The emergent conventional wisdom is that Trance has a really dreadful script, and this is something I cannot manage to disagree with, though I think the degree to which it's been slammed is a bit exaggerated. Undoubtedly, it's silly as hell, and relies on twists that are plainly there more in the spirit of "did we just blow your fucking mind?" than because the story is inevitably heading that way, and its reveal of the true motivation behind everything that happened makes such a hash out of just about every character in the movie that it cannot possible be taken seriously. I don't know whether any of this is happens precisely the way it did in the 2001 telefilm by Joe Ahearne that this project remakes, or if new writer John Hodge and director Danny Boyle took it upon themselves to sexify their new project in the daftest way they could, and it mostly doesn't matter.

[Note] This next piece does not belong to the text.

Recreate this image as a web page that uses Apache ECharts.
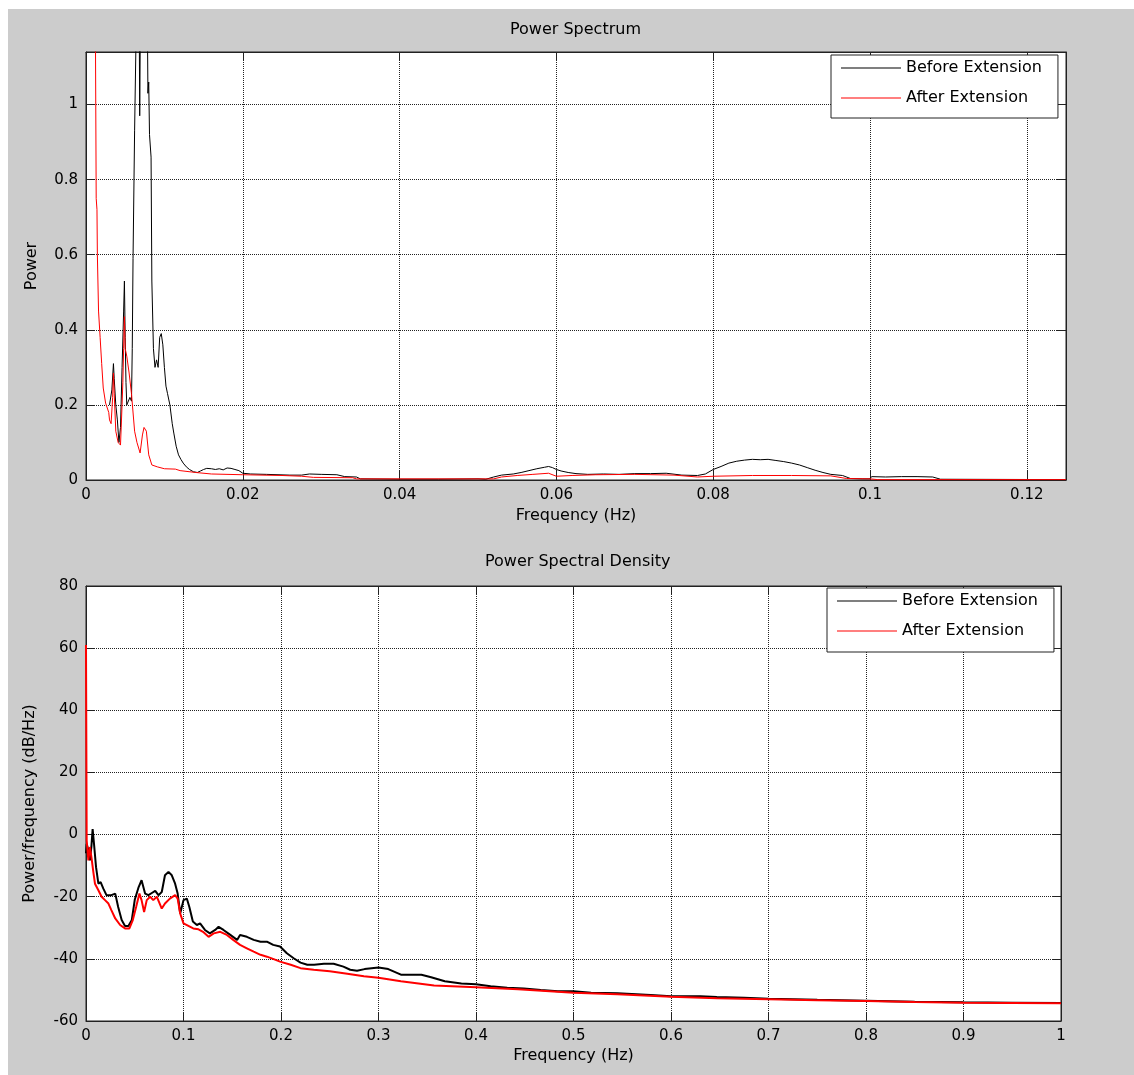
<!DOCTYPE html>
<html>
<head>
<meta charset="utf-8">
<script src="https://cdn.jsdelivr.net/npm/echarts@6/dist/echarts.min.js"></script>
<style>
  html, body { margin: 0; padding: 0; background: #fff; }
  #chart { position: absolute; left: 8px; top: 9px; width: 1126px; height: 1066px; background: #cccccc; }
</style>
</head>
<body>
<div id="chart"></div>
<script>
// power spectrum, [frequency (Hz), power]
var psBefore = [
  [0.0030, 0.20], [0.0033, 0.24], [0.0035, 0.31], [0.0036, 0.27], [0.0038, 0.20], [0.0040, 0.16],
  [0.0042, 0.10], [0.0044, 0.14], [0.0046, 0.30], [0.0048, 0.45], [0.0049, 0.53], [0.0050, 0.38],
  [0.0051, 0.26], [0.0052, 0.20], [0.0054, 0.20], [0.0056, 0.22], [0.0058, 0.21], [0.0059, 0.35],
  [0.0060, 0.59], [0.0062, 0.93], [0.0064, 1.20], [0.0066, 1.50], [0.0067, 1.60], [0.00685, 0.97],
  [0.0070, 1.40], [0.0072, 1.80], [0.0075, 1.70], [0.0078, 1.30], [0.0079, 1.03], [0.0080, 1.06],
  [0.0081, 0.92], [0.0083, 0.86], [0.0084, 0.53], [0.0086, 0.35], [0.0088, 0.30], [0.0090, 0.32],
  [0.0092, 0.30], [0.0094, 0.38], [0.0096, 0.39], [0.0098, 0.36], [0.0100, 0.30], [0.0102, 0.25],
  [0.0104, 0.23], [0.0107, 0.20], [0.0110, 0.15], [0.0112, 0.125], [0.0115, 0.09], [0.0118, 0.067],
  [0.0121, 0.055], [0.0124, 0.045], [0.0128, 0.035], [0.0132, 0.028], [0.0137, 0.022], [0.0142, 0.020],
  [0.0146, 0.024], [0.0150, 0.028], [0.0154, 0.031], [0.0160, 0.030], [0.0165, 0.028], [0.0170, 0.030],
  [0.0175, 0.027], [0.0180, 0.032], [0.0185, 0.031], [0.0190, 0.028], [0.0195, 0.025], [0.0200, 0.018],
  [0.0210, 0.016], [0.0230, 0.015], [0.0260, 0.013], [0.0275, 0.013], [0.0285, 0.016], [0.0300, 0.015],
  [0.0320, 0.014], [0.0330, 0.009], [0.0345, 0.008], [0.0350, 0.003], [0.0400, 0.002], [0.0450, 0.002],
  [0.0500, 0.003], [0.0510, 0.002], [0.0520, 0.008], [0.0530, 0.013], [0.0545, 0.016], [0.0555, 0.020],
  [0.0565, 0.025], [0.0575, 0.030], [0.0585, 0.034], [0.0590, 0.036], [0.0595, 0.033], [0.0600, 0.028],
  [0.0606, 0.024], [0.0615, 0.020], [0.0625, 0.017], [0.0640, 0.015], [0.0660, 0.016], [0.0680, 0.015],
  [0.0700, 0.017], [0.0720, 0.017], [0.0740, 0.018], [0.0760, 0.013], [0.0780, 0.012], [0.0790, 0.016],
  [0.0800, 0.028], [0.0810, 0.036], [0.0820, 0.045], [0.0830, 0.050], [0.0840, 0.053], [0.0850, 0.055],
  [0.0860, 0.054], [0.0870, 0.055], [0.0880, 0.052], [0.0890, 0.049], [0.0900, 0.045], [0.0910, 0.040],
  [0.0920, 0.033], [0.0930, 0.026], [0.0940, 0.020], [0.0950, 0.015], [0.0965, 0.012], [0.0975, 0.004],
  [0.0990, 0.003], [0.1000, 0.003], [0.1002, 0.009], [0.1020, 0.008], [0.1040, 0.009], [0.1060, 0.009],
  [0.1080, 0.008], [0.1090, 0.002], [0.1250, 0.001]
];
var psAfter = [
  [0.0011, 2.50], [0.0012, 1.20], [0.0013, 0.75], [0.0014, 0.72], [0.00145, 0.60], [0.0016, 0.45],
  [0.0018, 0.38], [0.0020, 0.31], [0.0022, 0.245], [0.0025, 0.205], [0.0029, 0.18], [0.0030, 0.16],
  [0.0032, 0.15], [0.0034, 0.22], [0.0035, 0.285], [0.0036, 0.23], [0.0038, 0.13], [0.0041, 0.10],
  [0.0044, 0.093], [0.0046, 0.20], [0.0047, 0.26], [0.0048, 0.35], [0.0049, 0.435], [0.0050, 0.35],
  [0.0052, 0.33], [0.0055, 0.285], [0.0058, 0.23], [0.0062, 0.13], [0.0065, 0.10], [0.0069, 0.072],
  [0.0072, 0.12], [0.0074, 0.14], [0.0077, 0.13], [0.0080, 0.067], [0.0084, 0.04], [0.0091, 0.035],
  [0.0100, 0.030], [0.0114, 0.029], [0.0120, 0.025], [0.0140, 0.020], [0.0160, 0.016], [0.0200, 0.014],
  [0.0250, 0.012], [0.0275, 0.010], [0.0290, 0.007], [0.0340, 0.006], [0.0345, 0.003], [0.0520, 0.003],
  [0.0530, 0.008], [0.0550, 0.012], [0.0570, 0.015], [0.0590, 0.018], [0.0600, 0.010], [0.0620, 0.012],
  [0.0650, 0.014], [0.0700, 0.015], [0.0750, 0.013], [0.0780, 0.008], [0.0800, 0.010], [0.0850, 0.012],
  [0.0900, 0.012], [0.0950, 0.011], [0.0970, 0.004], [0.1000, 0.003], [0.1010, 0.001], [0.1250, 0.001]
];

// power spectral density, [frequency (Hz), dB/Hz]
var psdBefore = [
  [0, -6], [0.0007, -3], [0.0024, -5], [0.004, -8.3], [0.0055, -4], [0.0068, 1.8], [0.0085, -4],
  [0.0103, -10.5], [0.0127, -15.8], [0.015, -15.3], [0.0178, -17.4], [0.021, -19.5], [0.026, -19.5],
  [0.030, -19], [0.033, -23.3], [0.0366, -27.5], [0.040, -29.4], [0.0435, -29.4], [0.047, -27.5],
  [0.050, -21], [0.054, -16.9], [0.057, -14.7], [0.0606, -19], [0.064, -19.5], [0.0675, -18.8],
  [0.071, -18.1], [0.0743, -19.5], [0.0777, -18.5], [0.081, -13.1], [0.0846, -12], [0.088, -13.1],
  [0.0914, -15.8], [0.094, -19], [0.0966, -25.4], [0.100, -21.1], [0.1034, -20.6], [0.106, -23.3],
  [0.1096, -28], [0.1137, -29.1], [0.117, -28.6], [0.122, -30.7], [0.127, -31.8], [0.1325, -30.7],
  [0.136, -29.7], [0.141, -30.7], [0.148, -32.3], [0.155, -33.9], [0.158, -32.3], [0.165, -32.9],
  [0.172, -33.9], [0.179, -34.5], [0.186, -34.5], [0.192, -35.5], [0.199, -36], [0.206, -38.2],
  [0.213, -39.8], [0.220, -41.2], [0.227, -41.9], [0.234, -41.9], [0.244, -41.6], [0.254, -41.6],
  [0.264, -42.5], [0.271, -43.5], [0.278, -43.8], [0.2857, -43.3], [0.300, -42.8], [0.310, -43.3],
  [0.323, -45.1], [0.333, -45.1], [0.344, -45.1], [0.354, -45.9], [0.368, -47.2], [0.385, -47.9],
  [0.400, -48.2], [0.415, -48.8], [0.432, -49.3], [0.449, -49.5], [0.4665, -50], [0.484, -50.4],
  [0.500, -50.4], [0.518, -50.9], [0.545, -51.1], [0.579, -51.6], [0.600, -52], [0.630, -52],
  [0.647, -52.3], [0.675, -52.5], [0.700, -52.8], [0.750, -53.2], [0.800, -53.5], [0.850, -53.8],
  [0.900, -54], [0.950, -54.1], [1.000, -54.2]
];
var psdAfter = [
  [0, 61], [0.0007, -1.9], [0.0024, -8.3], [0.004, -4], [0.0058, -7.8], [0.0075, -12], [0.0092, -15.8],
  [0.0127, -17.9], [0.016, -20], [0.0195, -21.1], [0.023, -22.2], [0.026, -24.3], [0.03, -27],
  [0.035, -29.1], [0.04, -30.2], [0.0445, -30.2], [0.048, -27.5], [0.0514, -23.3], [0.0548, -19],
  [0.057, -21.1], [0.0596, -24.9], [0.0623, -21.1], [0.0658, -20], [0.069, -21.1], [0.0726, -20],
  [0.0777, -23.8], [0.081, -22.2], [0.086, -20.6], [0.0914, -19.5], [0.094, -20.6], [0.0966, -25.4],
  [0.1, -28.6], [0.105, -29.4], [0.11, -30.2], [0.1154, -30.5], [0.12, -31.3], [0.1257, -32.9],
  [0.131, -31.8], [0.1377, -31.3], [0.1445, -32.3], [0.151, -33.9], [0.158, -35.5], [0.165, -36.6],
  [0.172, -37.7], [0.179, -38.7], [0.1856, -39.3], [0.1925, -40.1], [0.199, -40.9], [0.21, -41.9],
  [0.22, -43], [0.2336, -43.5], [0.25, -44], [0.268, -44.8], [0.285, -45.6], [0.3, -46.1],
  [0.323, -47.2], [0.357, -48.6], [0.4, -49.1], [0.443, -49.8], [0.5, -50.9], [0.545, -51.4],
  [0.6, -52.2], [0.647, -52.7], [0.7, -53], [0.75, -53.3], [0.8, -53.6], [0.85, -53.9],
  [0.9, -54.1], [0.95, -54.2], [1, -54.3]
];

var seriesNames = ['Before Extension', 'After Extension'];
var titles = ['Power Spectrum', 'Power Spectral Density'];

var FONT = 'DejaVu Sans';
var ink = '#000';
// thin horizontal bar used as the legend sample line
var lineIcon = 'path://M0,0H60V1H0Z';

function valueAxis(gridIndex, pos, min, max, interval, opts) {
  var main = pos === 'bottom' || pos === 'left';
  var ax = {
    type: 'value', gridIndex: gridIndex, position: pos,
    min: min, max: max, interval: interval,
    axisLine: { show: true, onZero: false, lineStyle: { color: '#222', width: 1 } },
    axisTick: { show: true, inside: true, length: 9, lineStyle: { color: '#222' } },
    axisLabel: { show: main, color: ink, fontFamily: FONT, fontSize: 15, margin: 8, showMaxLabel: opts && opts.hideMax ? false : null },
    splitLine: { show: main, lineStyle: { color: '#222', type: [1, 1], width: 1 } }
  };
  if (opts && opts.name) {
    ax.name = opts.name;
    ax.nameLocation = 'middle';
    ax.nameGap = opts.gap;
    ax.nameTextStyle = { color: ink, fontFamily: FONT, fontSize: 16 };
  }
  return ax;
}

function legendBox(left, top, padBottom) {
  return {
    left: left, top: top, orient: 'vertical', data: seriesNames,
    icon: lineIcon, symbolKeepAspect: true,
    itemWidth: 60, itemHeight: 16, itemGap: 14, padding: [5, 16, padBottom, 10],
    backgroundColor: '#fff', borderColor: '#222', borderWidth: 1, borderRadius: 0,
    textStyle: { color: ink, fontFamily: FONT, fontSize: 16 }, selectedMode: false
  };
}

var chart = echarts.init(document.getElementById('chart'));
chart.setOption({
  backgroundColor: '#cccccc',
  animation: false,
  graphic: [
    { type: 'text', left: 568 - 66, top: 13, style: { text: titles[0], fill: ink, font: '16px "DejaVu Sans"' } },
    { type: 'text', left: 565 - 88, top: 545, style: { text: titles[1], fill: ink, font: '16px "DejaVu Sans"' } }
  ],
  grid: [
    { left: 78, top: 43, width: 980, height: 428, show: true, backgroundColor: '#fff', borderColor: '#222', borderWidth: 1 },
    { left: 78, top: 577, width: 975, height: 435, show: true, backgroundColor: '#fff', borderColor: '#222', borderWidth: 1 }
  ],
  legend: [legendBox(823, 46, 12), legendBox(819, 579, 13)],
  xAxis: [
    valueAxis(0, 'bottom', 0, 0.125, 0.02, { hideMax: true, name: 'Frequency (Hz)', gap: 28 }),
    valueAxis(0, 'top', 0, 0.125, 0.02),
    valueAxis(1, 'bottom', 0, 1, 0.1, { name: 'Frequency (Hz)', gap: 27 }),
    valueAxis(1, 'top', 0, 1, 0.1)
  ],
  yAxis: [
    valueAxis(0, 'left', 0, 1.14, 0.2, { hideMax: true, name: 'Power', gap: 46 }),
    valueAxis(0, 'right', 0, 1.14, 0.2),
    valueAxis(1, 'left', -60, 80, 20, { name: 'Power/frequency (dB/Hz)', gap: 48 }),
    valueAxis(1, 'right', -60, 80, 20)
  ],
  series: [
    { name: seriesNames[0], type: 'line', xAxisIndex: 0, yAxisIndex: 0, data: psBefore, symbol: 'none', clip: true, lineStyle: { color: '#000', width: 1 }, itemStyle: { color: '#000' } },
    { name: seriesNames[1], type: 'line', xAxisIndex: 0, yAxisIndex: 0, data: psAfter, symbol: 'none', clip: true, lineStyle: { color: '#ff0000', width: 1 }, itemStyle: { color: '#ff0000' } },
    { name: seriesNames[0], type: 'line', xAxisIndex: 2, yAxisIndex: 2, data: psdBefore, symbol: 'none', clip: true, lineStyle: { color: '#000', width: 2 }, itemStyle: { color: '#000' } },
    { name: seriesNames[1], type: 'line', xAxisIndex: 2, yAxisIndex: 2, data: psdAfter, symbol: 'none', clip: true, lineStyle: { color: '#ff0000', width: 2 }, itemStyle: { color: '#ff0000' } }
  ]
});
window.onresize = chart.resize;
</script>
</body>
</html>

The other big problem, of course, is that the movie itself is such an overboiled slice of hokum, with its incredibly dimwitted psychology and patently implausible use of hypnotism as something akin to vampiric mind control, and to this I say: who cares? Movies that pridefully misrepresent hypnotism as being functionally magical are of ancient and respectable lineage, going back at least to 1922's Dr. Mabuse, the Gambler, and it's not hardly like Trance is disguising what it's about to any particular degree. By the end of the first scene, Boyle has clearly established that he's not pursuing any kind of naturalist authenticity in this movie, instead looking to make a movie that thrives as pure cotton candy ephemera, an excessive spectacle that's all about sensory overload and not as much about deep, probing insight into the human condition. Ordinarily, I'd consider it my duty to belittle such shallow nonsense, but when a movie has the goods, it has the goods, and Trance certainly has that: on the level of raw craftsmanship and drunken style, it's Boyle's best film in a good long while, and he's nothing if not an excellent sensualist.

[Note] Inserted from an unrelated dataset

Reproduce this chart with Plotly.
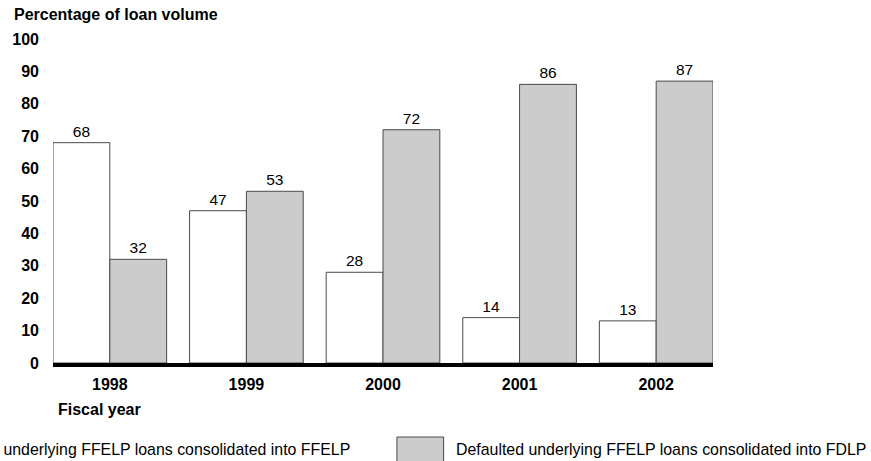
import plotly.graph_objects as go

# Data
years = ['1998', '1999', '2000', '2001', '2002']
ffelp = [68, 47, 28, 14, 13]
fdlp = [32, 53, 72, 86, 87]
y_ticks = list(range(0, 101, 10))

FONT = 'Liberation Sans, Arial, Helvetica, sans-serif'
W, H = 871, 461
L, R, T, B = 49, 158, 39, 98
PW = W - L - R
PH = H - T - B


def px_x(x):
    return (x - L) / PW


def px_y(y):
    return (H - B - y) / PH


fig = go.Figure()

fig.add_trace(go.Bar(
    x=years, y=ffelp,
    name='Defaulted underlying FFELP loans consolidated into FFELP',
    marker=dict(color='white', line=dict(color='#4a4a4a', width=1)),
    text=ffelp, textposition='outside', cliponaxis=False,
    textfont=dict(size=15.5, color='black', family=FONT),
))
fig.add_trace(go.Bar(
    x=years, y=fdlp,
    name='Defaulted underlying FFELP loans consolidated into FDLP',
    marker=dict(color='#cccccc', line=dict(color='#4a4a4a', width=1)),
    text=fdlp, textposition='outside', cliponaxis=False,
    textfont=dict(size=15.5, color='black', family=FONT),
))

fig.update_layout(
    width=W, height=H,
    margin=dict(l=L, r=R, t=T, b=B),
    barmode='group',
    bargap=0.168,
    bargroupgap=0,
    showlegend=False,
    plot_bgcolor='white',
    paper_bgcolor='white',
    font=dict(family=FONT, color='black'),
)

fig.update_xaxes(
    range=[-0.416, 4.416],
    showgrid=False,
    showline=True, linecolor='black', linewidth=4,
    ticks='', ticklabelstandoff=4,
    tickfont=dict(size=16, family=FONT, weight='bold'),
)
fig.update_yaxes(
    range=[0, 100],
    tickvals=y_ticks,
    showgrid=False, zeroline=False, showline=False,
    ticks='', ticklabelstandoff=13,
    tickfont=dict(size=16, family=FONT, weight='bold'),
)

# Titles
fig.add_annotation(
    text='<b>Percentage of loan volume</b>', xref='paper', yref='paper',
    x=px_x(8), y=px_y(15), xanchor='left', yanchor='middle',
    showarrow=False, font=dict(size=16, family=FONT),
)
fig.add_annotation(
    text='<b>Fiscal year</b>', xref='paper', yref='paper',
    x=px_x(52), y=px_y(409), xanchor='left', yanchor='middle',
    showarrow=False, font=dict(size=16, family=FONT),
)

# Legend drawn manually (first item runs off the left edge)
legend_y = 449
fig.add_shape(
    type='rect', xref='paper', yref='paper',
    x0=px_x(-135), x1=px_x(-88), y0=px_y(462), y1=px_y(437),
    fillcolor='white', line=dict(color='#4a4a4a', width=1),
)
fig.add_annotation(
    text='Defaulted underlying FFELP loans consolidated into FFELP',
    xref='paper', yref='paper',
    x=px_x(350), y=px_y(legend_y), xanchor='right', yanchor='middle',
    showarrow=False, font=dict(size=15.9, family=FONT),
)
fig.add_shape(
    type='rect', xref='paper', yref='paper',
    x0=px_x(395), x1=px_x(442), y0=px_y(462), y1=px_y(437),
    fillcolor='#cccccc', line=dict(color='#4a4a4a', width=1),
)
fig.add_annotation(
    text='Defaulted underlying FFELP loans consolidated into FDLP',
    xref='paper', yref='paper',
    x=px_x(452), y=px_y(legend_y), xanchor='left', yanchor='middle',
    showarrow=False, font=dict(size=15.9, family=FONT),
)

# drop the default body margin so the figure sits at the window's top-left
fig.write_html('out.html', config={'displayModeBar': False},
               post_script="document.body.style.margin='0';")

Nominally, the film is an art heist thriller, in which auction house employee Simon (James McAvoy) serves as inside man to help French thief Franck (Vincent Cassel) steal an enormously expensive Goya that Simon then absconds with. The problem is, he doesn't know why, or remember what he did with the thing: having suffered a blow to the head during the theft, his brain has gone a bit wonky, and he's developed a very localised form of amnesia. The only way around this seems to be hypnotherapy, which Franck arranges with a certain Dr. Elizabeth Lamb (Rosario Dawson), who very quickly susses out what's really going on, and demands to be cut into the gang before she'll help out. Meanwhile, Simon falls in love with her, while continuing to keep the truth of what happened buried deep in his brain, and in short order we've got quite a nifty little stack of double crosses and Mexican stand-offs and nobody trust anyone else, while Simon can't even trust himself, as his ability to keep straight the real now, the remembered past, and the artificial fragments his brain is throwing out as a defense mechanism is in grave doubt.

It's pretty transparent while you're watching it that the crime thriller mechanics aren't of terrible interest to anybody: the writing is much more interested the disintegration of Simon's mental state, and the filmmaking is mostly about hyper-saturated blocks of solid neon colors and pulsing editing, and a really impressive soundscape consisting not only of some of the most whirling, satisfyingly Expressionist sound design I've heard in many months, but hard-driving music both original (composed by Rick Smith) and otherwise, that's as energetic and intoxicating as anything in Boyle's conspicuously music-fixated film career. Frankly, the film gets such mileage out of of its soundtrack, frequently expressiing the heightened moods of the piece more through aural means than by visuals or acting, that it's almost best to think of it as a sort of ecstatic sound collage that happens to be illustrated with Anthony Dod Mantle's splashy eye candy, rather than as a narrative film in any useful sense. That is, at any rate, the way that I found it to be most enjoyable.

And enjoyable it most unabashedly is. Nobody involved seems to be taking the film unnecessarily seriously, with the actors openly embracing the shallowness of their roles and playing up their basic archetypal characteristics in a way that manages to make a B-movie strength out of how ultimately frivolous all of this is (Cassel especially; I had high hopes for McAvoy and Boyle collaborating, but the actor is simply not precise enough in a role that is by narrative requirement devoid of real backstory or undercurrents to make more of an impression than the flashy cinema around him - maybe next time), and the behind-the-camera talent putting their skills to razzle-dazzle first and above all. But it is good razzle-dazzle; it is appealing to look at and damned intoxicating to listen to, and no matter how trashy the plot is, it is told with the extreme zeal of showmen who know that you can make anything plausible if you blitz through it with enough speed and energy that the audience doesn't get an opportunity to reflect on it. That's what all the twists and piled-on complications are about, really; keeping us constantly amused and distracted, so that the bravura nature of what's happening will be more delightful than its implausibility is irritating. Obviously, different people will have a different interest in this kind of thing, but I will readily admit that I was in exactly the right mood for this kind of gorgeously superficial junk food, and I am extremely happy that people this talented are still willing to make things this snazzy and entertaining.